メカニズム的に見ていくと、Iでは前後ストラット式だったサスペンションはフロントがダブルウィッシュボーンに、リアもマルチリンク式へと変更され、搭載するエンジンも3L V6ツインカム(V6なので4カムシャフト)のVG30DEからIIではツインターボで武装したVG30DETTとなり、搭載方向も横置きから縦置きにコンバートしています。前後を逆に搭載し、プロペラシャフトからセンターデフを介して前後輪を駆動するレイアウトとなり、エンジンの出力は230psから330psにパワーアップ。スタイリングも一新され、スポーツ・クーペからミッドエンジンをアピールするスーパースポーツに変身していました。
市販化に向けた準備が進んでいた
さらによりリアリティの高かったコンセプトカーとして、いっそう期待の高かったモデルが1970年のTMSに出展されたいすゞの「ベレットMX1600」でした。
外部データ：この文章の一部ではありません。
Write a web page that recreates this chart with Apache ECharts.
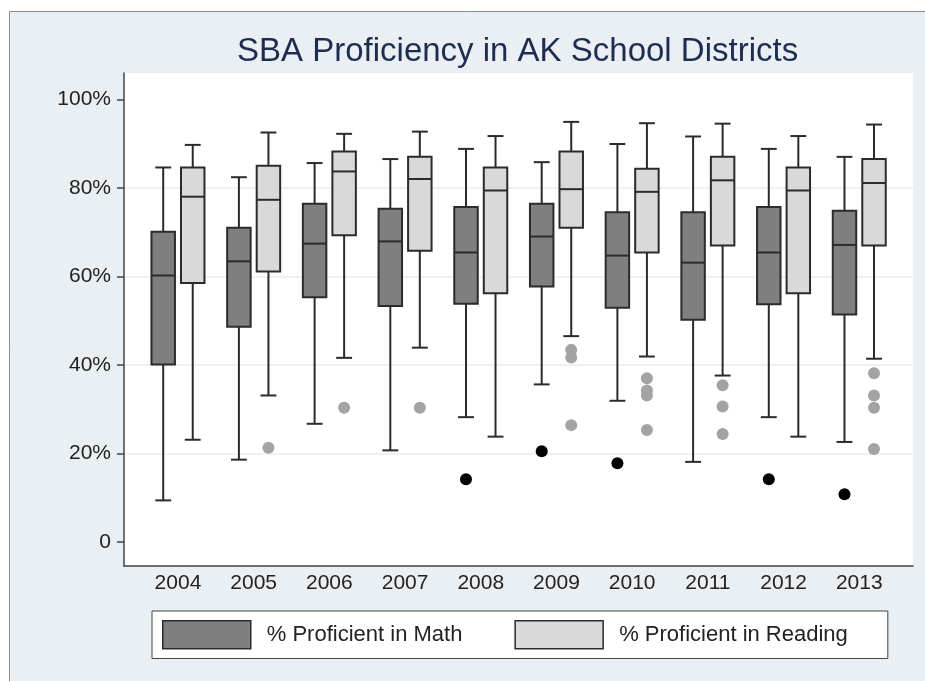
<!DOCTYPE html>
<html>
<head>
<meta charset="utf-8">
<script src="https://cdn.jsdelivr.net/npm/echarts@6/dist/echarts.min.js"></script>
<style>
html,body{margin:0;padding:0;background:#fff;}
#c{width:925px;height:681px;}
</style>
</head>
<body>
<div id="c"></div>
<script>
const years = ['2004','2005','2006','2007','2008','2009','2010','2011','2012','2013'];
const yTicks = [0, 20, 40, 60, 80, 100];
// [lower whisker, Q1, median, Q3, upper whisker]
const mathStats = [
  [9.4, 40.1, 60.2, 70.1, 84.6],
  [18.6, 48.6, 63.4, 71.0, 82.4],
  [26.7, 55.3, 67.4, 76.4, 85.6],
  [20.7, 53.3, 67.9, 75.3, 86.5],
  [28.2, 53.8, 65.4, 75.7, 88.8],
  [35.6, 57.7, 69.0, 76.4, 85.8],
  [31.9, 52.9, 64.7, 74.5, 89.9],
  [18.1, 50.2, 63.1, 74.5, 91.6],
  [28.2, 53.7, 65.4, 75.7, 88.8],
  [22.6, 51.4, 67.1, 74.8, 87.0]
];
const readStats = [
  [23.1, 58.5, 78.0, 84.6, 89.7],
  [33.1, 61.1, 77.3, 85.0, 92.5],
  [41.6, 69.3, 83.7, 88.2, 92.2],
  [43.9, 65.8, 82.0, 87.0, 92.7],
  [23.8, 56.2, 79.4, 84.6, 91.7],
  [46.5, 71.0, 79.7, 88.2, 94.9],
  [41.9, 65.4, 79.1, 84.3, 94.6],
  [37.6, 67.0, 81.7, 87.0, 94.5],
  [23.8, 56.2, 79.4, 84.6, 91.7],
  [41.4, 67.0, 81.1, 86.5, 94.3]
];
// [year index, value]
const mathOutliers = [[4, 14.2], [5, 20.5], [6, 17.8], [8, 14.2], [9, 10.8]];
const readOutliers = [
  [1, 21.3], [2, 30.3], [3, 30.3],
  [5, 43.4], [5, 41.7], [5, 26.4],
  [6, 37.0], [6, 34.2], [6, 33.1], [6, 25.3],
  [7, 35.4], [7, 30.6], [7, 24.4],
  [9, 38.1], [9, 33.1], [9, 30.3], [9, 21.0]
];

const OFFSET = 0.195, BOXW = 0.31, CAPW = 0.21;
const FONT = '"Liberation Sans", Arial, Helvetica, sans-serif';
const EDGE = '#2b2b2b';

function makeRender(offset, fill) {
  return function (params, api) {
    const x = api.value(0) + offset;
    const lo = api.coord([x, api.value(1)]);
    const q1 = api.coord([x, api.value(2)]);
    const md = api.coord([x, api.value(3)]);
    const q3 = api.coord([x, api.value(4)]);
    const hi = api.coord([x, api.value(5)]);
    const hw = api.size([BOXW, 0])[0] / 2;
    const hc = api.size([CAPW, 0])[0] / 2;
    const ls = {stroke: EDGE, lineWidth: 2};
    return {
      type: 'group',
      children: [
        {type: 'line', shape: {x1: lo[0], y1: lo[1], x2: q1[0], y2: q1[1]}, style: ls},
        {type: 'line', shape: {x1: q3[0], y1: q3[1], x2: hi[0], y2: hi[1]}, style: ls},
        {type: 'line', shape: {x1: lo[0] - hc, y1: lo[1], x2: lo[0] + hc, y2: lo[1]}, style: ls},
        {type: 'line', shape: {x1: hi[0] - hc, y1: hi[1], x2: hi[0] + hc, y2: hi[1]}, style: ls},
        {type: 'rect', shape: {x: q3[0] - hw, y: q3[1], width: hw * 2, height: q1[1] - q3[1]},
          style: {fill: fill, stroke: EDGE, lineWidth: 2}},
        {type: 'line', shape: {x1: md[0] - hw, y1: md[1], x2: md[0] + hw, y2: md[1]}, style: ls}
      ]
    };
  };
}

const chart = echarts.init(document.getElementById('c'), null, {renderer: 'canvas'});
chart.setOption({
  backgroundColor: '#ffffff',
  animation: false,
  graphic: [{
    type: 'rect', z: -10, silent: true,
    shape: {x: 9.5, y: 11.5, width: 940, height: 700},
    style: {fill: '#e9eff2', stroke: '#8a8a8a', lineWidth: 1}
  }],
  title: {
    text: 'SBA Proficiency in AK School Districts',
    left: 232, top: 30,
    textStyle: {fontFamily: FONT, fontSize: 33, fontWeight: 'normal', color: '#1e2c4f'}
  },
  grid: {
    left: 124, right: 12, top: 73, bottom: 115,
    show: true, backgroundColor: '#ffffff', borderWidth: 0
  },
  legend: {
    data: [
      {name: '% Proficient in Math', icon: 'rect', itemStyle: {color: '#7f7f7f', borderColor: EDGE, borderWidth: 1.5}},
      {name: '% Proficient in Reading', icon: 'rect', itemStyle: {color: '#d9d9d9', borderColor: EDGE, borderWidth: 1.5}}
    ],
    left: 152, top: 611,
    padding: [9, 40, 9, 10],
    itemWidth: 88, itemHeight: 28, itemGap: 52,
    backgroundColor: '#ffffff', borderColor: '#444', borderWidth: 1,
    selectedMode: false,
    textStyle: {fontFamily: FONT, fontSize: 22, color: '#222', padding: [0, 0, 0, 11]}
  },
  xAxis: {
    type: 'value', min: -0.713, max: 9.71,
    axisLine: {show: true, onZero: false, lineStyle: {color: '#444', width: 1.5}},
    axisTick: {show: false},
    splitLine: {show: false},
    axisLabel: {
      customValues: years.map((y, i) => i),
      formatter: v => years[Math.round(v)],
      fontFamily: FONT, fontSize: 21, color: '#222', margin: 7
    }
  },
  yAxis: {
    type: 'value', min: -5.42, max: 105.94,
    axisLine: {show: true, onZero: false, lineStyle: {color: '#444', width: 1.5}},
    axisTick: {show: true, length: 7, customValues: yTicks, lineStyle: {color: '#444', width: 1.5}},
    splitLine: {show: true, showMinLine: false, showMaxLine: false, lineStyle: {color: '#ebebeb', width: 1.5}},
    axisLabel: {
      customValues: yTicks,
      formatter: v => (v === 0 ? '0' : v + '%'),
      fontFamily: FONT, fontSize: 21, color: '#222', margin: 13
    }
  },
  series: [
    {
      name: '% Proficient in Math', type: 'custom',
      renderItem: makeRender(-OFFSET, '#7f7f7f'),
      itemStyle: {color: '#7f7f7f', borderColor: EDGE},
      encode: {x: 0, y: [1, 2, 3, 4, 5]},
      data: mathStats.map((s, i) => [i].concat(s))
    },
    {
      name: '% Proficient in Reading', type: 'custom',
      renderItem: makeRender(OFFSET, '#d9d9d9'),
      itemStyle: {color: '#d9d9d9', borderColor: EDGE},
      encode: {x: 0, y: [1, 2, 3, 4, 5]},
      data: readStats.map((s, i) => [i].concat(s))
    },
    {
      name: 'Math outliers', type: 'scatter', symbolSize: 12,
      itemStyle: {color: '#000000', opacity: 1},
      data: mathOutliers.map(o => [o[0] - OFFSET, o[1]])
    },
    {
      name: 'Reading outliers', type: 'scatter', symbolSize: 12,
      itemStyle: {color: '#a3a3a3', opacity: 1},
      data: readOutliers.map(o => [o[0] + OFFSET, o[1]])
    }
  ]
});
</script>
</body>
</html>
その前年、1969年のTMSに「ベレット1600MX」の名で出展されていたモデルの後継で、より一層市販モデルとしての佇まいを見せていました。
1969年の1600MXはトリノに本拠を構えるカロッツェリア・ギアがデザインとボディ架装を担当し、日本から送られた箱型断面のサイドシルとバルクヘッドで構成されたシャシーにスタイリッシュなボディを構築しています。ただしスタイリッシュではあったものの、当時の国内では少し進み過ぎたデザインとなっていました。
この1600MXをベースに開発されて1970年のTMSでお披露目されたMX1600は、リトラクタブル式のヘッドライトを固定式の4灯式ヘッドライトに変更し、リアの大きなガラスウインドウをベネシャンブラインドに替え、さらにボディパネルをスチールパネルからFRPカウルに変更。いずれも軽量化には大きく寄与していました。エンジンは、「117クーペ」と共通の1.6L直列4気筒ツインカムで最高出力は140ps。それをミッドシップに搭載するシャシーは、基本的にレーシングカー(グループ6のレーシング・スポーツ)のいすゞ「ベレットR6クーペ」と共用していてフロントサスペンションもR6と同様のダブルウィッシュボーン式でしたが、リアサスペンションはストラット式に交換され、市販モデルに向けての準備が進んでいることが窺われました。